### Exercise prompt
Below are several records. Retype exactly those lines running from the one with "Recreate this image" through the one with "-- Testlet (Domain-Specific)", end lines included, and no others.
++++++
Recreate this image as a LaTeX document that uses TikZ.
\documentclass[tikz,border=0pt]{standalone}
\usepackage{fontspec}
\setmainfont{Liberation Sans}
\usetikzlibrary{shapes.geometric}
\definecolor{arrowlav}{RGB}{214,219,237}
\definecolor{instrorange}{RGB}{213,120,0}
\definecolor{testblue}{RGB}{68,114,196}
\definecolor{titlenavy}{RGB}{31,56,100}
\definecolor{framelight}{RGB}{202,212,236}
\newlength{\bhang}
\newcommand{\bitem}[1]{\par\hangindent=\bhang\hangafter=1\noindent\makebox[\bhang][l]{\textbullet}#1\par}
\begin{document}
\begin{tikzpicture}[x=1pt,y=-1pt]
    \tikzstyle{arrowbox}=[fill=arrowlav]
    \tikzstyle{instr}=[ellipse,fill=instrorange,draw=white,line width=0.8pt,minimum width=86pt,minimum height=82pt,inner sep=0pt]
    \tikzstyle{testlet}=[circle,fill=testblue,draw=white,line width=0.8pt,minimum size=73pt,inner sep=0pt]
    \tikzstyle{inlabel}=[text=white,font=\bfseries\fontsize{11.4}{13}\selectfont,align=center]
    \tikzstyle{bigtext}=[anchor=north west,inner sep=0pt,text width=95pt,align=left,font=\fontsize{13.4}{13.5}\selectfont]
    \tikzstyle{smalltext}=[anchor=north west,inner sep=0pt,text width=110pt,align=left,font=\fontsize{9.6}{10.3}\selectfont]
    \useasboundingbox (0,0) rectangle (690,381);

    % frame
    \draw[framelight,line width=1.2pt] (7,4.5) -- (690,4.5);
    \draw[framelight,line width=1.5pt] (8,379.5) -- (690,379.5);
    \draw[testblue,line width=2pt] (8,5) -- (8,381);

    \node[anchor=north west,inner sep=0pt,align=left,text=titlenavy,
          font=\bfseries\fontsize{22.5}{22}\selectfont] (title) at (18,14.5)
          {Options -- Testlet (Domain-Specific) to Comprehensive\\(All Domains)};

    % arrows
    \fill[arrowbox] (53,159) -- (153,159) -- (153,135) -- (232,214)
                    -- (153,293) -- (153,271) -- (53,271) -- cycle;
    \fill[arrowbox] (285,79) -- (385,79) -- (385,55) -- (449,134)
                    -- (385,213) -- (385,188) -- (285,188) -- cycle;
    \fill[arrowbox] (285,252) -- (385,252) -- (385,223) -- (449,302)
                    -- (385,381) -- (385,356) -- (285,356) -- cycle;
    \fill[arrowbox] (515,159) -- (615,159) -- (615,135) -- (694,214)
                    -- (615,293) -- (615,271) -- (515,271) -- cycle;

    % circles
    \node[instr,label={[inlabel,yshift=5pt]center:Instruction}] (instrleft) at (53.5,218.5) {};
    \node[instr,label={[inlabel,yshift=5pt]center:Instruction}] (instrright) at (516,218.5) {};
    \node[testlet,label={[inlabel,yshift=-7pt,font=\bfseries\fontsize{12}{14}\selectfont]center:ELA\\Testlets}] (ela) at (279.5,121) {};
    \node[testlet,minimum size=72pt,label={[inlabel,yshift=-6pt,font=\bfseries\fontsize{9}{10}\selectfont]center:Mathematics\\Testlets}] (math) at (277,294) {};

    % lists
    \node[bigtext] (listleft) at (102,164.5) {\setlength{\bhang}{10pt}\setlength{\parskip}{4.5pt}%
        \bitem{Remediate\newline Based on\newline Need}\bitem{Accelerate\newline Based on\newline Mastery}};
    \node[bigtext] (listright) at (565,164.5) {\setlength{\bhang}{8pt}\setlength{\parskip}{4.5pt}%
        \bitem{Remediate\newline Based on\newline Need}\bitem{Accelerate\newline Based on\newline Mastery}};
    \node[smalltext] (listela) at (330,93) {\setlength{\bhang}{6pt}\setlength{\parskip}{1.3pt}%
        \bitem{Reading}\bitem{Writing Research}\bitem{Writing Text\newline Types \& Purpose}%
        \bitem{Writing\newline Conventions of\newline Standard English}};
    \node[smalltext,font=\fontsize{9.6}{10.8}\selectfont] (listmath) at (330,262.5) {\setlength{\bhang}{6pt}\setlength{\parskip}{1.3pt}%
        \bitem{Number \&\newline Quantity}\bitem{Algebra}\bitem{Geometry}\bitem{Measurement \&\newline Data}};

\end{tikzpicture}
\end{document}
++++++
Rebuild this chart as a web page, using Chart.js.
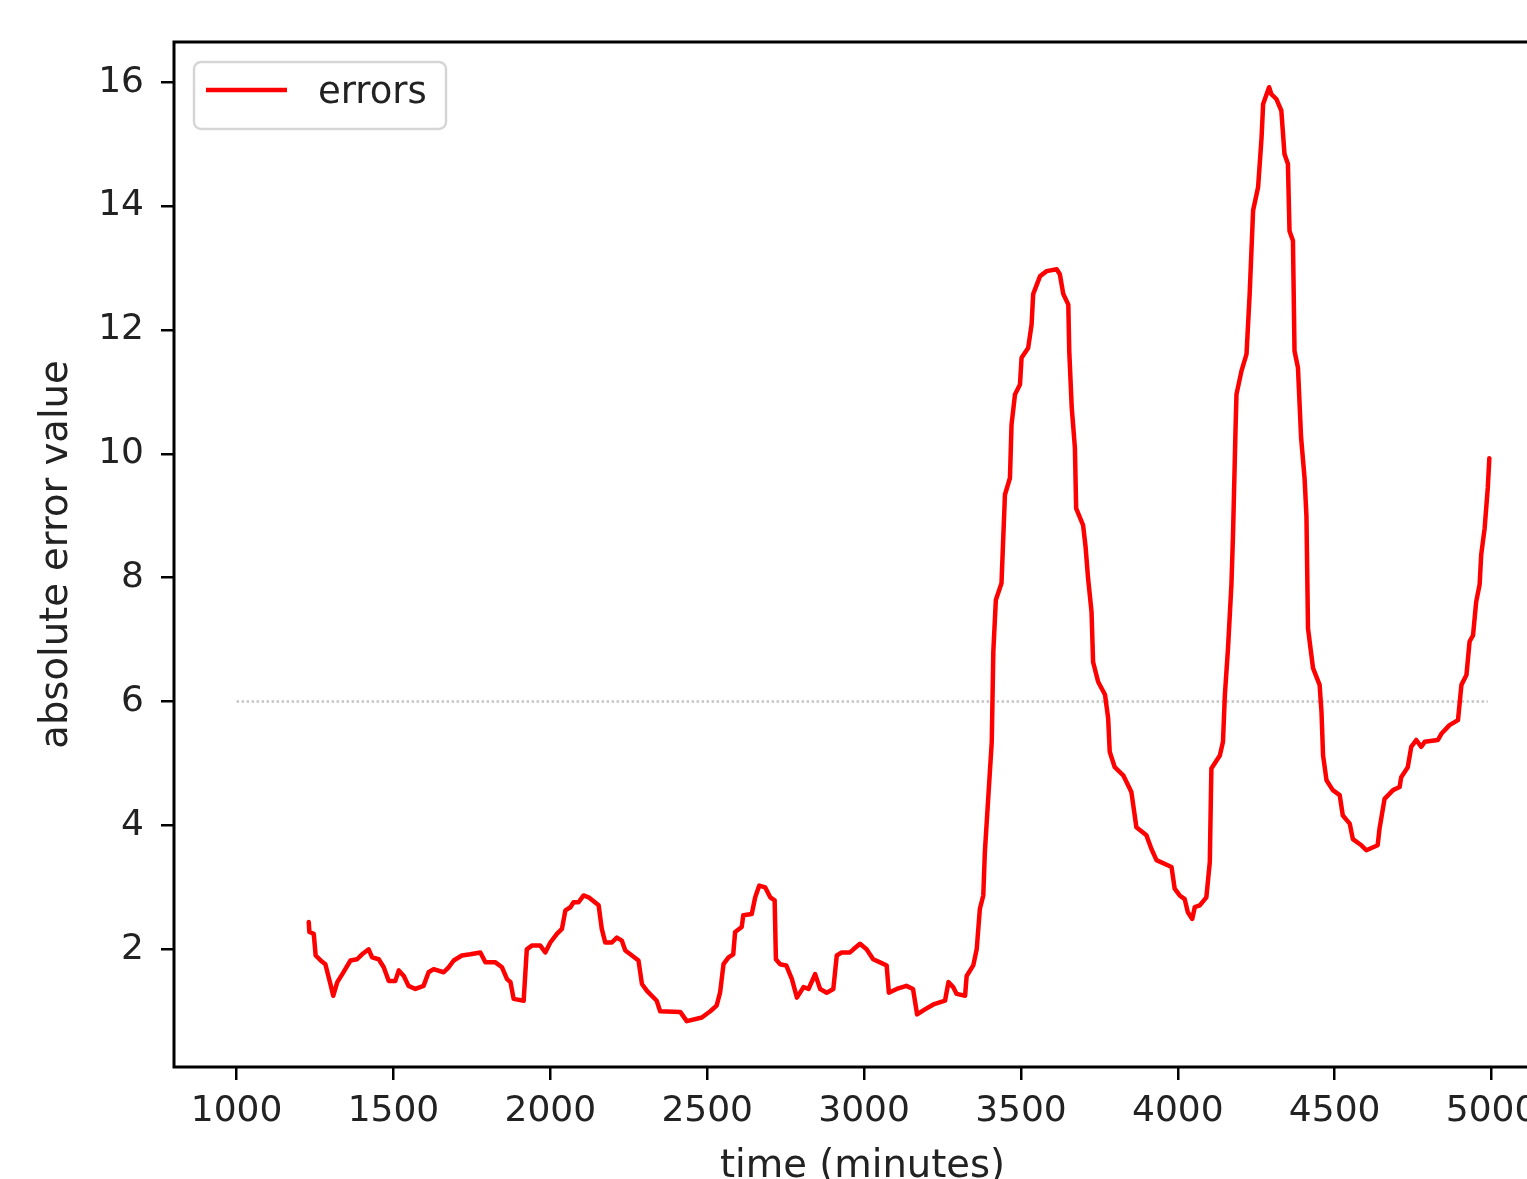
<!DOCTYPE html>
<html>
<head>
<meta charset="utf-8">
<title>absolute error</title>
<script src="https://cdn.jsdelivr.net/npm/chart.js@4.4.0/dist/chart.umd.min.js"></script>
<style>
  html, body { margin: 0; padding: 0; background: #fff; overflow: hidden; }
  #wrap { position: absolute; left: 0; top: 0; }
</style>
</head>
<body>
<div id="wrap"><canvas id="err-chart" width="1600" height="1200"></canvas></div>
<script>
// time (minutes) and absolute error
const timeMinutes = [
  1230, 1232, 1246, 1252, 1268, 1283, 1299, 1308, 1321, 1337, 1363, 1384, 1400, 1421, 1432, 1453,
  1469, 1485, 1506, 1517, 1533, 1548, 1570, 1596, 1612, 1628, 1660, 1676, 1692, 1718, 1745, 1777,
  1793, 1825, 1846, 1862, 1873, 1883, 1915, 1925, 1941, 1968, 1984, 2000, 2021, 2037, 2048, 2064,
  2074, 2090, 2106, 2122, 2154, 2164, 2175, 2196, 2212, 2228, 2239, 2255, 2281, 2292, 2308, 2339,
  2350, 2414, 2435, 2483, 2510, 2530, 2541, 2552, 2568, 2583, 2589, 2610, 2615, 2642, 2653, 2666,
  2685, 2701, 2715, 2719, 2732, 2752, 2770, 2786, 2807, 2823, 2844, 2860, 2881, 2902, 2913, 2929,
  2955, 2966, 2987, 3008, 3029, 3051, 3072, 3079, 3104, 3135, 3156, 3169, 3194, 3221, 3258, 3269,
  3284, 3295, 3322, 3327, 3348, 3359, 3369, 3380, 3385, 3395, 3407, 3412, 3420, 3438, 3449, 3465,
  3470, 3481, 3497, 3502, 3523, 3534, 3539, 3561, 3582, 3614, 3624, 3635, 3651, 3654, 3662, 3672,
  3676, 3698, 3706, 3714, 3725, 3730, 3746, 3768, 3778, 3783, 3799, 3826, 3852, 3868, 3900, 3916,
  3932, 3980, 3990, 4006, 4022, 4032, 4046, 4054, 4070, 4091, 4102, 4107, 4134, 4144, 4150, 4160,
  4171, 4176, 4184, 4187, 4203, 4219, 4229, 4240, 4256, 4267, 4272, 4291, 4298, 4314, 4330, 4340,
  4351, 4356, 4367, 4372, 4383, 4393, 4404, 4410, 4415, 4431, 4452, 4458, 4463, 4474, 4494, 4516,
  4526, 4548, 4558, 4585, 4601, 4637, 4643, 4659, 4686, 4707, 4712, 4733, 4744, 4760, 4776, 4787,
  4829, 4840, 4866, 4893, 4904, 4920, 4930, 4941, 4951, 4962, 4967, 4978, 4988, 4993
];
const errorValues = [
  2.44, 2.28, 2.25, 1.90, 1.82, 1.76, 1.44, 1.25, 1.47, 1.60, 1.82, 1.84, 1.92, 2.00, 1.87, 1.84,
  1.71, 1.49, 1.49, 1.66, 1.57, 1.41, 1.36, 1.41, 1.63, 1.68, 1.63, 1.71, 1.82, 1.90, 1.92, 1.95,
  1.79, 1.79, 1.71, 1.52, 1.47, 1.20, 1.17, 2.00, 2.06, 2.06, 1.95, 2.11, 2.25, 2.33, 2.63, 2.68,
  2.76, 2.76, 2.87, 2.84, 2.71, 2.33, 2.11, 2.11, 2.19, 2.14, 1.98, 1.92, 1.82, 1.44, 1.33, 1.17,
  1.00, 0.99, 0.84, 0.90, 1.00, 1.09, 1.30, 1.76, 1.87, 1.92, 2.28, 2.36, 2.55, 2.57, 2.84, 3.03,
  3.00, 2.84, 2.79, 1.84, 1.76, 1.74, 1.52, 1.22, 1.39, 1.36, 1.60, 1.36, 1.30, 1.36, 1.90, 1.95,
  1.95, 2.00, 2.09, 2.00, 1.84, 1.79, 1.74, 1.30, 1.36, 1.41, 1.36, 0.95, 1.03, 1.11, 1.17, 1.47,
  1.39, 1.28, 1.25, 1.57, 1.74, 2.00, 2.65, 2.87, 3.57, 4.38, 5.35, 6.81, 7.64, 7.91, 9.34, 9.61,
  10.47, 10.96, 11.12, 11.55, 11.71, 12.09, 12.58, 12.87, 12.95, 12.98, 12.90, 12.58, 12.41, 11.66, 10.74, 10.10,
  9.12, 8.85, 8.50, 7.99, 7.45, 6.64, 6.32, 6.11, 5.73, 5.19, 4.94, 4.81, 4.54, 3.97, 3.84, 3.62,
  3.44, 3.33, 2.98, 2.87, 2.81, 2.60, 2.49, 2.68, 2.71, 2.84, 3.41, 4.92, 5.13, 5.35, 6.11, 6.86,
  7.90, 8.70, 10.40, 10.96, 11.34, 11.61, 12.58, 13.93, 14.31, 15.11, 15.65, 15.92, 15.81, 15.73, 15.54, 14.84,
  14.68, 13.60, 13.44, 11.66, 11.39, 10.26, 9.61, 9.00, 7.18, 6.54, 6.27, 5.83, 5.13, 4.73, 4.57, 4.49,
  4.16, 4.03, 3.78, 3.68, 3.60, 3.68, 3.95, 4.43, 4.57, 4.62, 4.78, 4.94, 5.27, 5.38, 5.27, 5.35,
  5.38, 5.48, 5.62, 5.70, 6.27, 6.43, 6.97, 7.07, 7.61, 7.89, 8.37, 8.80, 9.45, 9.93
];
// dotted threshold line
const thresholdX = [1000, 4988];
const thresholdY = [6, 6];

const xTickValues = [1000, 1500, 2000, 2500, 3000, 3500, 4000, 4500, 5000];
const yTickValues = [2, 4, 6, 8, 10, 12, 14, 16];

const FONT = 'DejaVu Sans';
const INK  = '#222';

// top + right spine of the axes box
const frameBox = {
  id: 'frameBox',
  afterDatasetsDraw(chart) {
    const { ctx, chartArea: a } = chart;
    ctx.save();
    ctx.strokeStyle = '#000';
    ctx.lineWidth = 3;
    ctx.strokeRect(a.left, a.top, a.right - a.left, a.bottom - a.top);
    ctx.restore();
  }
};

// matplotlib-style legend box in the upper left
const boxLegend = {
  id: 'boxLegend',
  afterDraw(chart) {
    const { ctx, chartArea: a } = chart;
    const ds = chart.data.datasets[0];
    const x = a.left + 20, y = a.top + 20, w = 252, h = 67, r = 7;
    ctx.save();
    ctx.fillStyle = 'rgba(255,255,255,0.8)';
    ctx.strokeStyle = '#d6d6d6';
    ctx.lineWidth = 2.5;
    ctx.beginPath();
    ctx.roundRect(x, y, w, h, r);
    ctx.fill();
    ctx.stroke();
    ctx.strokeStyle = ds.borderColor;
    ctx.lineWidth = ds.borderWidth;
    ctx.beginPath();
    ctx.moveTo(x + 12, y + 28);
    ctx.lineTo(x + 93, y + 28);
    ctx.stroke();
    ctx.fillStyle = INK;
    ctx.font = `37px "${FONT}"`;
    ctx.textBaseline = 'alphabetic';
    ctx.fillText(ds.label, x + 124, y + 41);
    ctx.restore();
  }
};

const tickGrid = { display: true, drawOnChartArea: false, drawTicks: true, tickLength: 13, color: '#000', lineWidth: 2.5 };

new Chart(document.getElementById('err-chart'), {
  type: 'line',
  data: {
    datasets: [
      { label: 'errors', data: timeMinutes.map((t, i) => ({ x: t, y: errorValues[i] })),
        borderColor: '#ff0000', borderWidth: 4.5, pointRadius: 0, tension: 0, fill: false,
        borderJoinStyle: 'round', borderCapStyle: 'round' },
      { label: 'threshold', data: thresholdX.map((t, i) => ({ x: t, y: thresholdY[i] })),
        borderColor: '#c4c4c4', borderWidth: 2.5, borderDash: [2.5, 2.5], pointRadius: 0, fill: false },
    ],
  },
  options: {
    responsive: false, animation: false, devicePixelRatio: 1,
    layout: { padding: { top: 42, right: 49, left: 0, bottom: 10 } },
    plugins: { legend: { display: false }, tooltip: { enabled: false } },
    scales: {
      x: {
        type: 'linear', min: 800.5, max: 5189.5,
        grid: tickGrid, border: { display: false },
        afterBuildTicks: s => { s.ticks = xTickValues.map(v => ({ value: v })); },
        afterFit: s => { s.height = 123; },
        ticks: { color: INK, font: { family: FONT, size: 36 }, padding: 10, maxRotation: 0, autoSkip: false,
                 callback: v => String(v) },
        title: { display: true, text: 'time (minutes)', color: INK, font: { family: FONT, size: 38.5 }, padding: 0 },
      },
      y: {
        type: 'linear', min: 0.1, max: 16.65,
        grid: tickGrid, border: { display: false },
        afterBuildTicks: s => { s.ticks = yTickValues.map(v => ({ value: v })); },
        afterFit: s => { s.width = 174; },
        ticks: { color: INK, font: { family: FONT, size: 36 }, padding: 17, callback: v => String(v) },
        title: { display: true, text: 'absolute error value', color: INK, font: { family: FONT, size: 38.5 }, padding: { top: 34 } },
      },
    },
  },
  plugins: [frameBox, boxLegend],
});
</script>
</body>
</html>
++++++
### Result
Recreate this image as a LaTeX document that uses TikZ.
\documentclass[tikz,border=0pt]{standalone}
\usepackage{fontspec}
\setmainfont{Liberation Sans}
\usetikzlibrary{shapes.geometric}
\definecolor{arrowlav}{RGB}{214,219,237}
\definecolor{instrorange}{RGB}{213,120,0}
\definecolor{testblue}{RGB}{68,114,196}
\definecolor{titlenavy}{RGB}{31,56,100}
\definecolor{framelight}{RGB}{202,212,236}
\newlength{\bhang}
\newcommand{\bitem}[1]{\par\hangindent=\bhang\hangafter=1\noindent\makebox[\bhang][l]{\textbullet}#1\par}
\begin{document}
\begin{tikzpicture}[x=1pt,y=-1pt]
    \tikzstyle{arrowbox}=[fill=arrowlav]
    \tikzstyle{instr}=[ellipse,fill=instrorange,draw=white,line width=0.8pt,minimum width=86pt,minimum height=82pt,inner sep=0pt]
    \tikzstyle{testlet}=[circle,fill=testblue,draw=white,line width=0.8pt,minimum size=73pt,inner sep=0pt]
    \tikzstyle{inlabel}=[text=white,font=\bfseries\fontsize{11.4}{13}\selectfont,align=center]
    \tikzstyle{bigtext}=[anchor=north west,inner sep=0pt,text width=95pt,align=left,font=\fontsize{13.4}{13.5}\selectfont]
    \tikzstyle{smalltext}=[anchor=north west,inner sep=0pt,text width=110pt,align=left,font=\fontsize{9.6}{10.3}\selectfont]
    \useasboundingbox (0,0) rectangle (690,381);

    % frame
    \draw[framelight,line width=1.2pt] (7,4.5) -- (690,4.5);
    \draw[framelight,line width=1.5pt] (8,379.5) -- (690,379.5);
    \draw[testblue,line width=2pt] (8,5) -- (8,381);

    \node[anchor=north west,inner sep=0pt,align=left,text=titlenavy,
          font=\bfseries\fontsize{22.5}{22}\selectfont] (title) at (18,14.5)
          {Options -- Testlet (Domain-Specific) to Comprehensive\\(All Domains)};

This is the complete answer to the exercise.